Adressing causes of poaching will benefit indigenous people, local communities and others involved in the supply chains
Wildlife trade can benefit wildlife populations and people but can drive biodiversity loss if not effectively regulated, according to a new report by the Convention on International Trade in Endangered Species of Wild Fauna and Flora (CITES).
CITES is an international agreement that aims to ensure international trade in wild animals and plants does not threaten the species’ survival. The 19th Conference of the Parties to CITES began November 14 in Panama and will continue until November 25, 2022.
The report launched during the CITES COP19 gave insights and analysis into the global trade in animals and plants regulated under the treaty. Trade in the CITES-listed species can have a wide range of conservation impacts, it highlighted.
The most commonly documented type of positive impact was population increase. It was often associated with a recovery from an earlier decline driven by unsustainable or illegal harvest and trade.
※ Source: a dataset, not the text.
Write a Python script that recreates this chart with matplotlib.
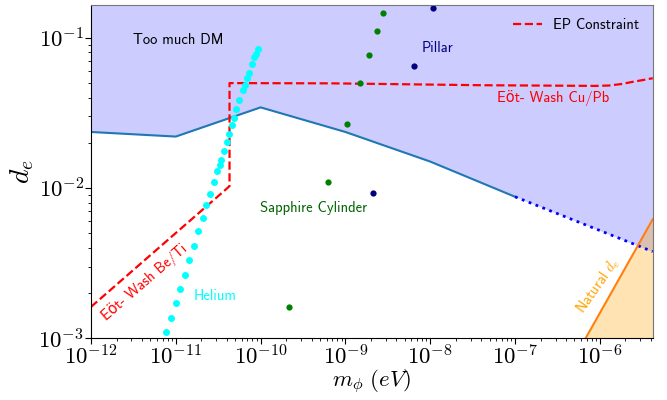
import numpy as np
import matplotlib
matplotlib.use('Agg')
import matplotlib.pyplot as plt
from matplotlib import ticker

plt.rcParams['mathtext.fontset'] = 'cm'
SANS = ['cmss10', 'DejaVu Sans']

# ---------------- data ----------------
# DM bound (solid) and extrapolation (dotted)
dm_m = [1e-12, 1e-11, 1e-10, 1e-9, 1e-8, 1e-7]
dm_d = [0.0236, 0.0220, 0.0344, 0.0236, 0.0150, 0.00875]
dm_ext_m = [1e-7, 4.2e-6]
dm_ext_d = [0.00875, 0.00378]

# EP constraint (Eot-Wash)
ep_m = [1e-12, 3.82e-11, 4.3e-11, 4.3e-11, 7e-10, 4e-8, 9e-7, 1.3e-6, 1.8e-6,
        2.5e-6, 3.3e-6, 4.2e-6]
ep_d = [1.62e-3, 9.7e-3, 1.03e-2, 0.0499, 0.0497, 0.0483, 0.0478, 0.0481, 0.0492,
        0.0510, 0.0524, 0.0538]

# Natural d_e
nat_m = [6.78e-7, 4.2e-6]
nat_d = [1e-3, 6.2e-3]

# Helium
helium_m = [7.75e-12, 8.8e-12, 1.0e-11, 1.12e-11, 1.30e-11, 1.45e-11, 1.63e-11,
            1.85e-11, 2.08e-11, 2.30e-11, 2.56e-11, 2.83e-11, 3.10e-11, 3.33e-11,
            3.42e-11, 3.66e-11, 4.06e-11, 4.29e-11, 4.58e-11, 4.81e-11, 5.15e-11,
            5.62e-11, 6.28e-11, 6.58e-11, 7.0e-11, 7.33e-11, 7.88e-11, 8.4e-11,
            8.87e-11, 9.2e-11]
helium_d = [1.11e-3, 1.37e-3, 1.71e-3, 2.13e-3, 2.64e-3, 3.33e-3, 4.12e-3,
            5.2e-3, 6.35e-3, 7.7e-3, 9.1e-3, 1.10e-2, 1.30e-2, 1.42e-2,
            1.53e-2, 1.77e-2, 2.03e-2, 2.28e-2, 2.63e-2, 2.92e-2, 3.33e-2,
            3.85e-2, 4.48e-2, 4.83e-2, 5.36e-2, 5.78e-2, 6.67e-2, 7.4e-2,
            7.85e-2, 8.36e-2]

# Sapphire cylinder
sapphire_m = [2.17e-10, 6.27e-10, 1.05e-9, 1.47e-9, 1.91e-9, 2.33e-9, 2.77e-9]
sapphire_d = [1.62e-3, 0.01096, 0.0265, 0.0497, 0.0773, 0.110, 0.145]

# Pillar
pillar_m = [2.13e-9, 6.5e-9, 1.08e-8]
pillar_d = [9.3e-3, 0.0653, 0.157]

xlim = (1e-12, 4.2e-6)
ylim = (1e-3, 0.165)

# ---------------- plot ----------------
fig = plt.figure(figsize=(6.67, 4.0), dpi=100)
ax = fig.add_axes([0.1364, 0.154, 0.9786 - 0.1364, 0.9875 - 0.154])
ax.set_xscale('log')
ax.set_yscale('log')

# blue excluded region
all_m = dm_m + dm_ext_m[1:]
all_d = dm_d + dm_ext_d[1:]
ax.fill_between(all_m, all_d, ylim[1], color='b', alpha=0.2, lw=0)
ax.plot(dm_m, dm_d, color='#1f77b4', lw=1.5)
ax.plot(dm_ext_m, dm_ext_d, color='b', ls=':', lw=2)

# natural
ax.fill_between(nat_m, nat_d, ylim[0], color='orange', alpha=0.3, lw=0)
ax.plot(nat_m, nat_d, color='#ff7f0e', lw=1.5)

# EP
ax.plot(ep_m, ep_d, color='red', ls='--', lw=1.6, label='EP Constraint')

# points
ax.plot(helium_m, helium_d, 'o', color='cyan', ms=5, mew=0)
ax.plot(sapphire_m, sapphire_d, 'o', color='green', ms=4.5, mew=0)
ax.plot(pillar_m, pillar_d, 'o', color='navy', ms=4.5, mew=0)

ax.set_xlim(*xlim)
ax.set_ylim(*ylim)

# texts
fs = 10.5
ax.text(3.1e-12, 0.096, 'Too much DM', fontsize=fs, family=SANS, va='center', color='black')
ax.text(8.0e-9, 0.085, 'Pillar', fontsize=fs, family=SANS, va='center', color='navy')
ax.text(9.9e-11, 7.36e-3, 'Sapphire Cylinder', fontsize=fs, family=SANS, va='center', color='darkgreen')
ax.text(1.64e-11, 1.9e-3, 'Helium', fontsize=fs, family=SANS, va='center', color='cyan')
ax.text(6.2e-8, 0.0395, 'Eöt- Wash Cu/Pb', fontsize=fs, family=SANS, va='center', ha='left', color='red')
ax.text(4.3e-12, 2.34e-3, 'Eöt- Wash Be/Ti', fontsize=fs, family=SANS, va='center', ha='center',
        rotation=41, color='red', rotation_mode='anchor')
ax.text(9.7e-7, 2.26e-3, r'Natural $d_e$', fontsize=fs, family=SANS, va='center', ha='center',
        rotation=55, color='orange', rotation_mode='anchor')

leg = ax.legend(loc='upper right', frameon=False, prop={'family': SANS, 'size': fs},
                handlelength=2.0)

# ticks
fmt = ticker.FuncFormatter(lambda v, p: r'$10^{%d}$' % int(round(np.log10(v))))
ax.xaxis.set_major_locator(ticker.LogLocator(base=10, numticks=20))
ax.yaxis.set_major_locator(ticker.LogLocator(base=10, numticks=20))
ax.xaxis.set_major_formatter(fmt)
ax.yaxis.set_major_formatter(fmt)
ax.xaxis.set_minor_locator(ticker.LogLocator(base=10, subs=np.arange(2, 10), numticks=50))
ax.yaxis.set_minor_locator(ticker.LogLocator(base=10, subs=np.arange(2, 10), numticks=50))
ax.xaxis.set_minor_formatter(ticker.NullFormatter())
ax.yaxis.set_minor_formatter(ticker.NullFormatter())
ax.tick_params(which='major', labelsize=16.5, length=4, pad=1)
ax.tick_params(which='minor', length=2)

ax.set_xlabel(r'$m_\phi\ (eV)$', fontsize=16.5, labelpad=-1)
ax.set_ylabel(r'$d_e$', fontsize=20, labelpad=2)

for s in ['top', 'right']:
    ax.spines[s].set_color('#777777')

fig.savefig('out.png', dpi=100)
Species population get a boost and helps in its stabilisation by regulated trade.
The report gave examples of crocodile ranching programmes established in Tana County, Kenya and Zambezi valley in Zimbabwe. The programmes aimed to generate incentives for crocodile conservation and provide livelihood benefits to locals.
The programme had the added effect of decreasing poaching pressure on other species. Common species for game, like small antelope, and commercially valuable species, such as elephants poached for income, also benefited.
Populations of the American alligator saw a decline by the 1960s due to hunting and over-exploitation. The species was officially protected in 1967 and the only option for producing alligator leather was farming.
This has proved to be a huge business success, but also a conservation success, with populations recovering to such an extent that they are now classified on the IUCN Red List as ‘Least Concern’.
Poorly managed trade can result in local and widespread population declines, as noted by the CITES Review of Significant Trade process.
Approximately 3.5 million CITES shipments were reported in direct trade by exporters from 2011-2020.
This amounted to over 1.3 billion individual organisms (1.26 billion plants and 82 million animals) and an additional 279 million kg of products reported by weight (193 million kg of plants and 86 million kg of animals), according to the first-ever World Wildlife Trade Report.
Read more: India demands removal of rosewood from CITES
The majority of trade involved individuals or parts and derivatives that were artificially propagated (for plants) or captive-produced (for animals bred or born in captivity).
Trade in wild-sourced individuals accounted for 18 per cent of all trade and was dominated by plants (81 per cent of global wild-sourced trade).
The report revealed that the proportion of wild-sourced plants in trade has decreased over the past 10 years to 4 per cent in terms of the number of individual plants. The vast majority of plants in trade are artificially propagated and are no longer ‘wild’.
For animals, while captive breeding is increasing, a substantial proportion of trade is still in wild-sourced animals and this will require constant monitoring to improve our understanding of the world’s wildlife trade, the report cautioned.
The estimated export value of trade in CITES-listed species of $11.1 billion per year is comparable to trade in mainstream agricultural commodities such as cocoa beans valued at$8.5 billion in 2020.
Over half of the seizures in the last decade involved Appendix II species, indicated data from the CITES illegal trade database.
Addressing the causes that lead to these would promote the sustainable use and conservation of CITES-listed species.
It would also benefit indigenous people, local communities and others involved in the supply chains and would enable more effective and focused law enforcement efforts.
“Sustainable and legal trade in wildlife can be a critical contributor to the conservation of wild species and their habitats, to the livelihoods of rural communities that live with wildlife, as well as to national economies,” said Inger Andersen, United Nations under-secretary-general and executive director, UN Environment Programme.
CITES works by regulating trade in the over 38,700 species that are listed in its three appendices.
The vast majority of these species, around 97 per cent, are in Appendix II. These are species that are not necessarily threatened with extinction but in which trade must be controlled in order to avoid over-utilisation and a future threat to their survival.